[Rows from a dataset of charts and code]
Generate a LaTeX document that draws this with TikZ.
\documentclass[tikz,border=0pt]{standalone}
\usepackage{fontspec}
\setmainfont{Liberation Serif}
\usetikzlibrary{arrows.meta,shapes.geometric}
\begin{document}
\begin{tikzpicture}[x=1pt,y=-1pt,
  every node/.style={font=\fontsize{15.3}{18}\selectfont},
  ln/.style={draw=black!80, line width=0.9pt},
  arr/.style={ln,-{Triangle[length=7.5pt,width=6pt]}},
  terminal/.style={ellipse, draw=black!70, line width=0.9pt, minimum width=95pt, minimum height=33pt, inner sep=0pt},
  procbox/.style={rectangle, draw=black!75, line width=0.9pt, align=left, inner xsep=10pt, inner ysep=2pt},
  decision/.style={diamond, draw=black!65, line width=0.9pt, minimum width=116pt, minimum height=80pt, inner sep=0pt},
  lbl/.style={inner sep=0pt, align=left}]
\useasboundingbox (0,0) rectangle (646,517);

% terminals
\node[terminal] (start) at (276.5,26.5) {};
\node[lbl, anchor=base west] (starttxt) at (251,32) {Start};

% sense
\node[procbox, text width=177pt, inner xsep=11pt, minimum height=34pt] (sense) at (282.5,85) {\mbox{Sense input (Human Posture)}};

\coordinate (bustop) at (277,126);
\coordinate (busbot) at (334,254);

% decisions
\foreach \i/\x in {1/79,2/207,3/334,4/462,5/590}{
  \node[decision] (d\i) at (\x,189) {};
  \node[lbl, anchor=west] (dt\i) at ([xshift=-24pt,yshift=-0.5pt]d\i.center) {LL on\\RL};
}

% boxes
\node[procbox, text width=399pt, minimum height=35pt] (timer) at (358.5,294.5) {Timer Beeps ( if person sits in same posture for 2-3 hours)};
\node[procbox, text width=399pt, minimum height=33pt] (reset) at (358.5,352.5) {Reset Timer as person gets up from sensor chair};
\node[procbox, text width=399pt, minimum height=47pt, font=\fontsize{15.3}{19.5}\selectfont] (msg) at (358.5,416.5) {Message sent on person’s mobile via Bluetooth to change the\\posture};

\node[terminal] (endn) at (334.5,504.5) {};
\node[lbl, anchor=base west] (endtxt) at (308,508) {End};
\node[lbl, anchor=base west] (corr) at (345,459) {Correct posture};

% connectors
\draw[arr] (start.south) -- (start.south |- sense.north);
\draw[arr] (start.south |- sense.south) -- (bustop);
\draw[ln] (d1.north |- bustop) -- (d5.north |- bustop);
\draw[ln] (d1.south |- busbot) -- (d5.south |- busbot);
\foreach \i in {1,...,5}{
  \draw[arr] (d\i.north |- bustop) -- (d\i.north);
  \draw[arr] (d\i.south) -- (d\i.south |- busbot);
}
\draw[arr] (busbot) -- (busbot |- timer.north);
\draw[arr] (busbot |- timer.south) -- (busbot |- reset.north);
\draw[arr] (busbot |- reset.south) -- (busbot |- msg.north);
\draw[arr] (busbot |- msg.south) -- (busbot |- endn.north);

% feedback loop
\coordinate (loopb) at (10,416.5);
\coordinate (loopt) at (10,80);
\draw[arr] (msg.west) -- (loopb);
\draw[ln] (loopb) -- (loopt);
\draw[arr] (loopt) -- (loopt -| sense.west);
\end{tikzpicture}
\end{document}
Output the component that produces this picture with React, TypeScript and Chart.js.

#### Your goal
Transcribe every entry exactly, omitting nothing.

#### Task solution
Generate a LaTeX document that draws this with TikZ.
\documentclass[tikz,border=0pt]{standalone}
\usepackage{fontspec}
\setmainfont{Liberation Serif}
\usetikzlibrary{arrows.meta,shapes.geometric}
\begin{document}
\begin{tikzpicture}[x=1pt,y=-1pt,
  every node/.style={font=\fontsize{15.3}{18}\selectfont},
  ln/.style={draw=black!80, line width=0.9pt},
  arr/.style={ln,-{Triangle[length=7.5pt,width=6pt]}},
  terminal/.style={ellipse, draw=black!70, line width=0.9pt, minimum width=95pt, minimum height=33pt, inner sep=0pt},
  procbox/.style={rectangle, draw=black!75, line width=0.9pt, align=left, inner xsep=10pt, inner ysep=2pt},
  decision/.style={diamond, draw=black!65, line width=0.9pt, minimum width=116pt, minimum height=80pt, inner sep=0pt},
  lbl/.style={inner sep=0pt, align=left}]
\useasboundingbox (0,0) rectangle (646,517);

% terminals
\node[terminal] (start) at (276.5,26.5) {};
\node[lbl, anchor=base west] (starttxt) at (251,32) {Start};

% sense
\node[procbox, text width=177pt, inner xsep=11pt, minimum height=34pt] (sense) at (282.5,85) {\mbox{Sense input (Human Posture)}};

\coordinate (bustop) at (277,126);
\coordinate (busbot) at (334,254);

% decisions
\foreach \i/\x in {1/79,2/207,3/334,4/462,5/590}{
  \node[decision] (d\i) at (\x,189) {};
  \node[lbl, anchor=west] (dt\i) at ([xshift=-24pt,yshift=-0.5pt]d\i.center) {LL on\\RL};
}

% boxes
\node[procbox, text width=399pt, minimum height=35pt] (timer) at (358.5,294.5) {Timer Beeps ( if person sits in same posture for 2-3 hours)};
\node[procbox, text width=399pt, minimum height=33pt] (reset) at (358.5,352.5) {Reset Timer as person gets up from sensor chair};
\node[procbox, text width=399pt, minimum height=47pt, font=\fontsize{15.3}{19.5}\selectfont] (msg) at (358.5,416.5) {Message sent on person’s mobile via Bluetooth to change the\\posture};

\node[terminal] (endn) at (334.5,504.5) {};
\node[lbl, anchor=base west] (endtxt) at (308,508) {End};
\node[lbl, anchor=base west] (corr) at (345,459) {Correct posture};

% connectors
\draw[arr] (start.south) -- (start.south |- sense.north);
\draw[arr] (start.south |- sense.south) -- (bustop);
\draw[ln] (d1.north |- bustop) -- (d5.north |- bustop);
\draw[ln] (d1.south |- busbot) -- (d5.south |- busbot);
\foreach \i in {1,...,5}{
  \draw[arr] (d\i.north |- bustop) -- (d\i.north);
  \draw[arr] (d\i.south) -- (d\i.south |- busbot);
}
\draw[arr] (busbot) -- (busbot |- timer.north);
\draw[arr] (busbot |- timer.south) -- (busbot |- reset.north);
\draw[arr] (busbot |- reset.south) -- (busbot |- msg.north);
\draw[arr] (busbot |- msg.south) -- (busbot |- endn.north);

% feedback loop
\coordinate (loopb) at (10,416.5);
\coordinate (loopt) at (10,80);
\draw[arr] (msg.west) -- (loopb);
\draw[ln] (loopb) -- (loopt);
\draw[arr] (loopt) -- (loopt -| sense.west);
\end{tikzpicture}
\end{document}
Output the component that produces this picture with React, TypeScript and Chart.js.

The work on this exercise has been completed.